Esse humilde blogueiro sabe que, em alguma postagem nesses quase dez anos de Cinegnose, foi usado esse provérbio. Mas vou repetir: passamos metade da vida cometendo erros. E a outra metade, tentando consertá-los.
E se o leitor tivesse a oportunidade de ter uma segunda chance para corrigi-los in loco, sem ter que gastar o tempo restante da vida correndo atrás de uma solução? E se você tivesse a chance de voltar no tempo e corrigir um erro terrível, embora soubesse estar moralmente errado e que o resultado anterior fosse o que teria de acontecer?
Como você reagiria, voltando ao passado, ao se defrontar com um clone de você mesmo que tem todas suas memórias, porém dentro de um delay de 15 minutos?
Essas são as questões das quais partem o argumento do filme do diretor grego Dennis Iliadis +1 (aka Plus One, 2013). O tema da “segunda chance” é recorrente na cinematografia recente: Efeito Borboleta (2004), Perdido Entre Dois Mundos (2007), Sr. Ninguém (2009), Another Earth (2011), Coherence (2013), The Discovery (2017) entre inúmeros filmes recentes.
À primeira vista, nos primeiros minutos da narrativa, +1 parece algum tipo de “college movie” dentro do espírito da franquia American Pie: jovens universitários com hormônios explodindo, embebedando-se em festas, em busca da primeira transa – e com os personagens arquetípicos como a garota e o garoto popular, a nerd solitária e autoindulgente, os sociopatas, os competitivos e assim por diante.
Com o passar dos minutos, principalmente após o acidente espaço-temporal que transformará aquela festa mundana num evento sobrenatural, +1 parece se transformar num mix de American Pie com viagem quântica no tempo. Mas com o transcorrer da estranha festa, Dennis Illadis começa a acrescentar algo mais: o tom cada vez mais sombrio e dilemas morais. Embora, a solução seja a mais otimista, dentre os filmes recentes sobre o tema “segunda chance”.
+1 nos mostra uma espécie de viagem quântica no tempo. Não mais uma viagem no tempo convencional. Mas uma situação que se assemelharia à experiência imaginária do físico austríaco Schrödinger do gato preso no interior de uma caixa que revela o paradoxo quântico do animal estar ao mesmo tempo morto e vivo.
Uma viagem muito mais através do espaço do que no tempo, já que passado e presente ocupariam o mesmo tecido espacial – doppelgangers se encontrando numa mesma festa, em um delay de 15 minutos.
O Filme
David (Rhys Wakefield) é um jovem que parece ter parado no tempo: não mais estuda e apenas fica à espera do próximo verão e suas festas universitárias. Sua namorada é a estudante Jill (Ashley Hinshaw) que começa a achar que seu relacionamento com David está muito devagar e a ele faltam perspectivas futuras.
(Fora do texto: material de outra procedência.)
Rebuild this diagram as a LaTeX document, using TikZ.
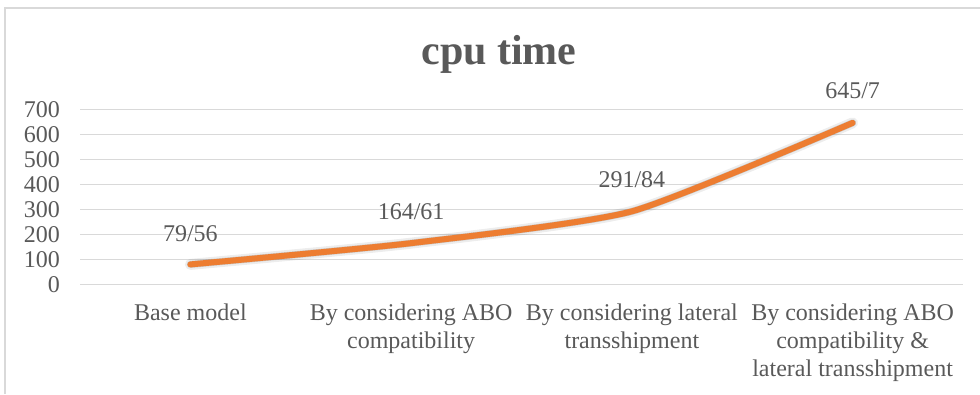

Todas essas emoções explodem numa tarde quando David confunde-se e se aproxima de Melanie (Nathalie Hall) nos corredores da universidade, pensando ser ela sua namorada Jill. Melanie vira-se e beija David, que não faz muita questão de afastá-la para dirimir a confusão. Jill assiste a tudo com o coração partido, aumentando o grau da tensão do casal.
Jill decide acabar com tudo. Com seu romance em queda livre e desesperado, David e seu amigo Teddy (Logan Miller) decidem ir numa grande festa na casa do garoto rico local que promete muito bebida, música e sexo. David sabe que lá poderá encontrar Jill e tentar corrigir o seu erro. Mas ele não contava encontrá-la acompanhada de uma cara mais velho...
Paralelo a tudo isso, começa um estranho fenômeno elétrico desencadeado pela queda de um meteoro em um quintal próximo. Durante a festa David, Teddy e sua amiga tímida e insegura Alison (Suzanne Dengel) experimentam ondas de alucinações desorientadoras.
Quando todos os convidados foram para fora para continuar a festa no jardim do casarão, ocorre um estranho blackout. Ao retornar a luz, David Teddy e Alison percebem que há estranhamente duas festas simultâneas: dentro e fora da casa. E o que é mais assustador: dentro da casa estão duplicatas de todos que estão dançando e bebendo freneticamente nos jardins.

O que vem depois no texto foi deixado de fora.